At Artist Project 2026, Clay Space Studio technician Joshua Lue Chee Kong presents Future Relics, an ongoing series developed over the past six years. In a setting largely driven by sales, his presentation shifts the focus away from commercial objects and toward a more reflective, process-based body of work. The booth reads less like a marketplace and more like an unfolding archive. His approach was recognized at the fair, where he received the Standing Ovation Award, honoring excellence in sculpture and free-standing works.

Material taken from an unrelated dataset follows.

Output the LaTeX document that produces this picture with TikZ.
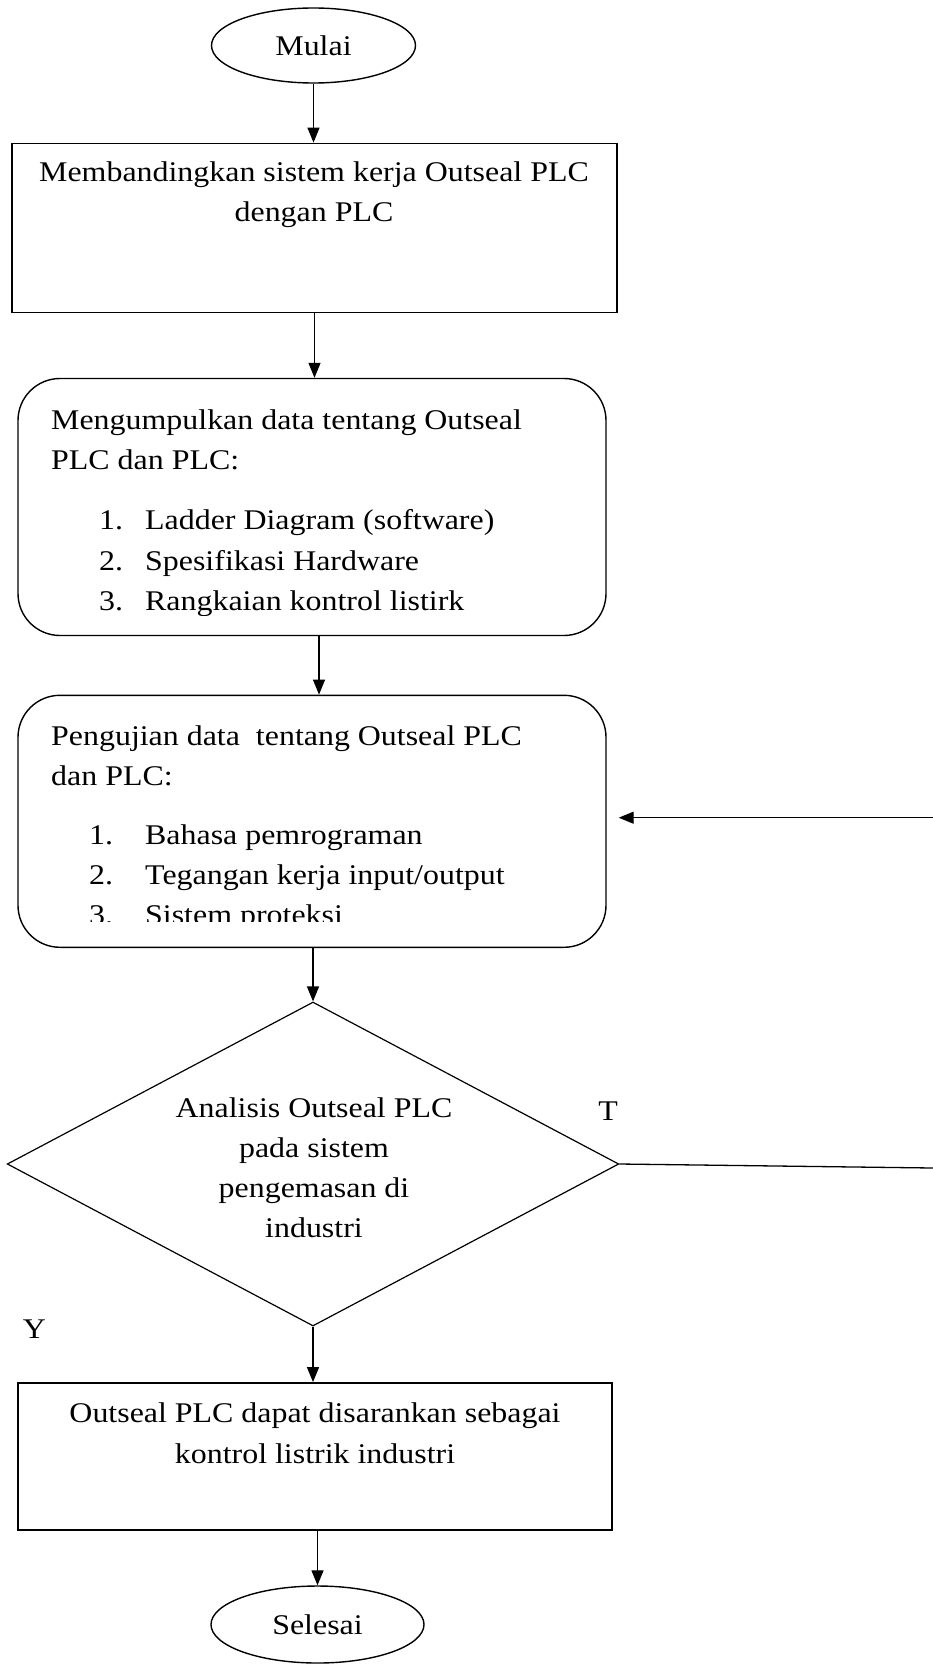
\documentclass[tikz,border=0pt]{standalone}
\usepackage{fontspec}
\setmainfont{Liberation Serif}[FakeStretch=1.12]
\usetikzlibrary{shapes.geometric,arrows.meta}
\begin{document}
\begin{tikzpicture}[x=1pt,y=-1pt,
  txt/.style={font=\fontsize{28.5}{40}\selectfont, inner sep=0pt},
  lw/.style={txt, anchor=base west},
  lc/.style={txt, anchor=base},
  term/.style={ellipse, draw, line width=1.4pt, inner sep=0pt, font=\fontsize{28.5}{40}\selectfont},
  proc/.style={rectangle, draw, line width=1.8pt, inner sep=0pt},
  rproc/.style={rectangle, draw, rounded corners=42pt, line width=1.4pt, inner sep=0pt},
  dec/.style={diamond, draw, line width=1.2pt, inner sep=0pt},
  arr/.style={-{Triangle[length=15pt,width=12pt]}, line width=1.3pt},
  conn/.style={line width=1.3pt}]
\useasboundingbox (0,0) rectangle (933,1664);

% start
\node[term, minimum width=204pt, minimum height=75pt] (start) at (313.5,45.5) {Mulai};

% box 1
\node[proc, minimum width=605pt, minimum height=169pt] (b1) at (314.5,228) {};
\node[lc] (b1a) at (314,181.7) {Membandingkan sistem kerja Outseal PLC};
\node[lc] (b1b) at (314,221.7) {dengan PLC};

% box 2
\node[rproc, minimum width=588pt, minimum height=257pt] (b2) at (312,507) {};
\node[lw] (b2a) at (51,429) {Mengumpulkan data tentang Outseal};
\node[lw] (b2b) at (51,469) {PLC dan PLC:};
\node[lw] (b2n1) at (99,529) {1.};
\node[lw] (b2i1) at (145,529) {Ladder Diagram (software)};
\node[lw] (b2n2) at (99,570) {2.};
\node[lw] (b2i2) at (145,570) {Spesifikasi Hardware};
\begin{scope}
\clip (0,0) rectangle (933,615);
\node[lw] (b2n3) at (99,610) {3.};
\node[lw] (b2i3) at (145,610) {Rangkaian kontrol listirk};
\end{scope}

% box 3
\node[rproc, minimum width=588pt, minimum height=252pt] (b3) at (312,821.3) {};
\node[lw] (b3a) at (51,745) {Pengujian data\ \ tentang Outseal PLC};
\node[lw] (b3b) at (51,785) {dan PLC:};
\node[lw] (b3n1) at (89,844) {1.};
\node[lw] (b3i1) at (145,844) {Bahasa pemrograman};
\node[lw] (b3n2) at (89,884) {2.};
\node[lw] (b3i2) at (145,884) {Tegangan kerja input/output};
\begin{scope}
\clip (0,0) rectangle (933,921);
\node[lw] (b3n3) at (89,924) {3.};
\node[lw] (b3i3) at (145,924) {Sistem proteksi};
\end{scope}

% decision
\node[dec, minimum width=611.6pt, minimum height=324pt] (dia) at (313,1164) {};
\node[lc] (d1) at (314,1117) {Analisis Outseal PLC};
\node[lc] (d2) at (314,1157) {pada sistem};
\node[lc] (d3) at (314,1197) {pengemasan di};
\node[lc] (d4) at (314,1237) {industri};
\node[lc] (tl) at (608,1120) {T};
\node[lc] (yl) at (34.5,1338) {Y};

% box 4
\node[proc, minimum width=594pt, minimum height=147pt] (b4) at (315,1456.5) {};
\node[lc] (b4a) at (315,1422.3) {Outseal PLC dapat disarankan sebagai};
\node[lc] (b4b) at (315,1463.3) {kontrol listrik industri};

% end
\node[term, minimum width=213pt, minimum height=77pt] (stop) at (317.5,1624.5) {Selesai};

% connectors
\draw[arr] (start.south) -- (start.south |- b1.north);
\draw[arr] (b1.south) -- (b1.south |- b2.north);
\draw[arr] ([xshift=7pt]b2.south) -- ([xshift=7pt]b2.south |- b3.north);
\draw[arr] (b3.south -| dia.north) -- (dia.north);
\draw[arr] (dia.south) -- (dia.south |- b4.north);
\draw[arr] (b4.south -| stop.north) -- (stop.north);

\coordinate (r1) at (933,1168);
\coordinate (r2) at (933,817.7);
\draw[conn] (dia.east) -- (r1);
\draw[arr, shorten >=12pt] (r2) -- (r2 -| b3.east);
\end{tikzpicture}
\end{document}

Photo credit: Artist Project
Future Relics explores diasporic identity, ancestry, and the idea of home as something fluid rather than fixed. Drawing from his experience as a Trinidadin with Hakka Chinese heritage, Joshua’s work reflects the layered nature of Caribbean culture, where identities are shaped through the mixing of histories, languages, and migration. This thinking extends into his materials. Traditional techniques such as ceramics and bronze casting are combined with 3D scanning and 3D printing, creating a dialogue between past and present.
At the center of the series is the body as a site of memory. By using casts and scans of his own form, Joshua treats the body as an archive that carries traces of inheritance, movement, and change. These forms move between the personal and the collective, suggesting how diasporic identities are shaped across generations.

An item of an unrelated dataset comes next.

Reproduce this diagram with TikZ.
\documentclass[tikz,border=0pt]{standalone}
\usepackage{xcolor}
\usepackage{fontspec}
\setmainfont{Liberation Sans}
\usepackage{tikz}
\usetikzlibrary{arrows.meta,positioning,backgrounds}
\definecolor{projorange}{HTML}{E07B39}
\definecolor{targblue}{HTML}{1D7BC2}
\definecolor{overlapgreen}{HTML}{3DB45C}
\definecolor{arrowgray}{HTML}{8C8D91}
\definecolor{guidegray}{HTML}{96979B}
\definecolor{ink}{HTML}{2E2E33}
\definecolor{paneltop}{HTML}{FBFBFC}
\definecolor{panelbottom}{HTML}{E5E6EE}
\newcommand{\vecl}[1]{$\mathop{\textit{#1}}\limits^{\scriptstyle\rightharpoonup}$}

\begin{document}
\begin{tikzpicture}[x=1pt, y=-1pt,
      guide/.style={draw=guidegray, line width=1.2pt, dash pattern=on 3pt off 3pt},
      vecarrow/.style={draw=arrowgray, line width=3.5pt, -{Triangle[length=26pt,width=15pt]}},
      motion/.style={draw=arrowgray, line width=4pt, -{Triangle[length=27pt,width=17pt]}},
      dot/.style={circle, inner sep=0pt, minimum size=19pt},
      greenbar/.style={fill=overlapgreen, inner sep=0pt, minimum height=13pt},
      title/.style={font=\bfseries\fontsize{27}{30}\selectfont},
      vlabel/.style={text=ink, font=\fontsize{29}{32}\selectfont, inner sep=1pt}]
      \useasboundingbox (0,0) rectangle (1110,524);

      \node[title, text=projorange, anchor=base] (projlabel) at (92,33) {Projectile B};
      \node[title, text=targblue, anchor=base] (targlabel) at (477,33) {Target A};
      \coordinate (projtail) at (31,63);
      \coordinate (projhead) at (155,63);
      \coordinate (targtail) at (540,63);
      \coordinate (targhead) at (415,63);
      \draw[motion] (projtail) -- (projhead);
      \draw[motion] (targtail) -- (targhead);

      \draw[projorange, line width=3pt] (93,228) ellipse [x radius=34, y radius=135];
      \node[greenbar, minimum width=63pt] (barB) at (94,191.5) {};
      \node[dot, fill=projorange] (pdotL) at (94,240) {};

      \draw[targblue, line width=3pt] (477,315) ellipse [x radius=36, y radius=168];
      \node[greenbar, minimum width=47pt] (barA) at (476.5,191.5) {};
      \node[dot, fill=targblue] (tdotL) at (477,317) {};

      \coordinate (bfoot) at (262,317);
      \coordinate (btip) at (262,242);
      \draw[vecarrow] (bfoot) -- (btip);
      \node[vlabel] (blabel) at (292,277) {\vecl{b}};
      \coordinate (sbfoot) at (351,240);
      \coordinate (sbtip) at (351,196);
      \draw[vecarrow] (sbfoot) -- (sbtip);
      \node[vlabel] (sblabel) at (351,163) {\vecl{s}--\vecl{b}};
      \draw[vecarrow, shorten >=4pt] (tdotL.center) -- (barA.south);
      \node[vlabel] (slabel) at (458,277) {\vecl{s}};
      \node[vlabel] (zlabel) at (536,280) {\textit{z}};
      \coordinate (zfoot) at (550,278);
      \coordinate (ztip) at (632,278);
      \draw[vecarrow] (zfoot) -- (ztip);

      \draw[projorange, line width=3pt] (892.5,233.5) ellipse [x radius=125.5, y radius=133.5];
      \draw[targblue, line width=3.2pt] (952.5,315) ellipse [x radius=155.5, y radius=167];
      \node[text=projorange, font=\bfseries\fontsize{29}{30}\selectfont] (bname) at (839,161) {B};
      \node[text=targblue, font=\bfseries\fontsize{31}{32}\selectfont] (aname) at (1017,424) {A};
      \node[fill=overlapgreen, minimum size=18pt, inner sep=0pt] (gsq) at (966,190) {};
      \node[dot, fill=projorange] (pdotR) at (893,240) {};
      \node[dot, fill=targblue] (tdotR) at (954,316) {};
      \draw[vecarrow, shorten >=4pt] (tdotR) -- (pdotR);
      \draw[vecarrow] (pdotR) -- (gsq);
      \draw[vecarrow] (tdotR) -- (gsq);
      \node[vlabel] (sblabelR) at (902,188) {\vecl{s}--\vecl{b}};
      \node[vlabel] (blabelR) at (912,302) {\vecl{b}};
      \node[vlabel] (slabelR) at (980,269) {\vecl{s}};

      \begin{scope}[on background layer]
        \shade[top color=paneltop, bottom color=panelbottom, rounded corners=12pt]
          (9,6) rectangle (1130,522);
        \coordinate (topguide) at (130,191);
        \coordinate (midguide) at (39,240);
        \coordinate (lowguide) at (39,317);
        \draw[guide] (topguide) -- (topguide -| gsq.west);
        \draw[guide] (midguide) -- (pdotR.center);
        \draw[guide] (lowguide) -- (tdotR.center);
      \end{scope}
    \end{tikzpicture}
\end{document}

Thoughts of Home by Joshua Lue Chee Kong
One of the most striking works, Thought of Home, brings this internal landscape into focus. A large hollow bronze head rests on a Chinese vase, its surface cracked and incomplete. From these openings, ceramic forms spill outward and drip onto the base. These “thoughts” include miniature versions of the artist, alongside symbols such as seashells and dragons. Inside the head, a small sculptural scene references his mother’s village, creating a layered sense of interiority. The work visualizes how ideas of home are built from fragments of memory, culture, and imagination, held together yet never fully resolved.
In The Collapse of History, the focus shifts outward to the weight of cultural inheritance. A bronze self-portrait stands at the center, depicted as a masquerader figure. He wears a cape made from fragments of his own face, suggesting an identity formed through accumulation and reconstruction. A dragon sits on his head, pointing to lineage and heritage.

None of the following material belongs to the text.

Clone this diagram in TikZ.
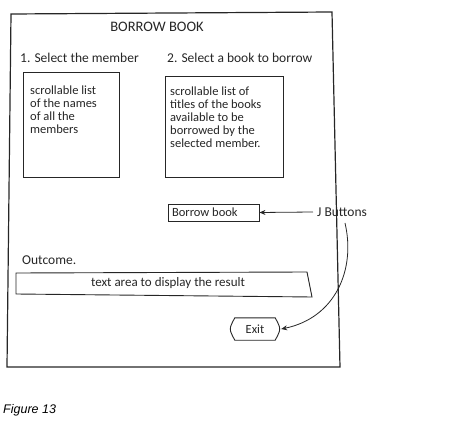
\documentclass[tikz,border=0pt]{standalone}
\usepackage{fontspec}
\setmainfont{Carlito}
\setsansfont{Liberation Sans}
\usetikzlibrary{arrows.meta}
\begin{document}
\begin{tikzpicture}[x=1pt,y=-1pt,
  sk/.style={draw=black!85, line width=0.9pt},
  lbl/.style={font=\fontsize{13.5}{15}\selectfont, text=black!85, inner sep=0pt},
  listtxt/.style={font=\fontsize{12.5}{12.8}\selectfont, text=black!85, align=left, inner sep=0pt, anchor=north west},
  listbox/.style={sk, rectangle, inner sep=0pt},
  btn/.style={sk, rectangle, inner ysep=0pt, inner xsep=4pt, font=\fontsize{12.5}{14}\selectfont, text=black!85},
  arr/.style={draw=black!85, line width=0.8pt, -{Stealth[length=6pt,width=5pt]}}]
\useasboundingbox (0,0) rectangle (475,428);
% outer window frame
\draw[sk, line width=1.2pt] (11,14) -- (332,12) -- (340,367) -- (7,367) -- cycle;
% title and headings
\node[lbl, font=\fontsize{14.5}{16}\selectfont] (title) at (157,27) {BORROW BOOK};
\node[lbl, anchor=west] (sel1) at (20,58) {1. Select the member};
\node[lbl, anchor=west] (sel2) at (167,58) {2. Select a book to borrow};
% list boxes
\node[listbox, minimum width=96pt, minimum height=105pt] (box1) at (71,124.5) {};
\node[listtxt] (txt1) at (30,86) {scrollable list\\of the names\\of all the\\members};
\node[listbox, minimum width=118pt, minimum height=101pt] (box2) at (224,126.5) {};
\node[listtxt] (txt2) at (170,87) {scrollable list of\\titles of the books\\available to be\\borrowed by the\\selected member.};
% borrow button
\node[btn, minimum height=17pt] (borrow) at (213.5,212.5) {\makebox[83pt][l]{Borrow book}};
% J Buttons label
\node[lbl, anchor=west] (jb) at (317,212) {J Buttons};
\coordinate (jbc) at (345,223);
% outcome
\node[lbl, anchor=west] (outc) at (22,260) {Outcome.};
\draw[sk] (16,273) -- (307,272) -- (312,297) -- (16,294) -- cycle;
\node[lbl, font=\fontsize{13}{15}\selectfont] (area) at (168,283) {text area to display the result};
% exit button
\node[inner sep=0pt, minimum width=50pt, minimum height=22pt, font=\fontsize{12.5}{14}\selectfont, text=black!85] (exit) at (255,329) {Exit};
\draw[sk] ([xshift=5pt]exit.north west) -- ([xshift=-5pt]exit.north east)
  .. controls ([xshift=1pt]exit.east) .. ([xshift=-5pt]exit.south east)
  -- ([xshift=5pt]exit.south west)
  .. controls ([xshift=-1pt]exit.west) .. cycle;
% connectors
\draw[arr] ([xshift=-4pt]jb.west) -- (borrow.east);
\draw[arr] (jbc) .. controls (356,270) and (335,318) .. ([xshift=1pt]exit.east);
% caption
\node[anchor=west, inner sep=0pt, font=\sffamily\itshape\fontsize{12.5}{14}\selectfont] (fig) at (3,410) {Figure 13};
\end{tikzpicture}
\end{document}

Around him, three ceramic structures appear mid-collapse. Each carries a specific reference. The oil drum connects to the steel pan and Caribbean cultural history. The Chinese ginger jar speaks to migration and tradition. The bottle of rum reflects the legacy of colonial economies in Trinidad. As these forms fall toward the figure, he remains still. The work captures a moment of pressure, where multiple histories converge, and reflects the endurance required to hold them.
Presented within the context of an art fair, Future Relics offers a quieter, more contemplative experience. Rather than presenting individual works as finished products, Joshua Lue Chee Kong frames them as part of an ongoing process. The result is a body of work that invites viewers to consider how identity is formed over time shaped by history, carried through the body, and continuously redefined.
Through Future Relics, themes of queerness, colonial legacy, and migration come into focus as forces that shape both struggle and growth. In Joshua Lue Chee Kong’s work, these histories are carried with a sense of assurance, revealing a confidence that emerges from embracing complexity rather than resolving it. It is this clarity that resonates, prompting a deeper reflection on how generational histories continue to inform who we are becoming.
About the artist
Joshua Lue Chee Kong (b. 1988) is an interdisciplinary artist, archivist, and researcher from Port of Spain, Trinidad and Tobago, currently based in Toronto, Canada. His practice investigates Caribbean histories of creolization, migration, and material culture, examining how layered colonial, diasporic, and vernacular narratives shape identity, memory, and the social fabric of the Caribbean region and its global extensions.
Working across ceramics, sculpture, photography, digital media, and archival methodologies, Kong engages processes of casting, imprinting, and preservation as conceptual tools. His work frequently explores the body as an archive, materializing memory through clay, bronze, resin, and digitally mediated forms and interrogates systems of extraction, trade, and cultural transmission across the Atlantic world. Recent bodies of work expand his interest in speculative archives, reliquary forms, and food memory as vessels of inherited knowledge and diasporic survival.
Kong received his BFA in Graphic Design from the Savannah College of Art and Design and his MFA in Interdisciplinary Art, Media, and Design from OCAD University. He has participated in artist residencies at Red Gate Gallery, Beijing (2015), and Vermont Studio Center, Vermont (2017). At Medulla Art Gallery, Trinidad, he presented two solo exhibitions, Moulded Memories (2014) and Paradise (2016).
His work has been published in Asian Diasporic Visual Cultures and the Americas, ANNO, See Me Here: A Survey of Contemporary Self-Portraits from the Caribbean, and The Draconion Switch e-magazine. In 2012, two of his photographic works appeared on the cover of TIME magazine (August issue). Alongside his studio practice, Kong is actively engaged in community-based research, mentorship, and collaborative projects that foreground collective memory-making and alternative archival practices within diasporic communities.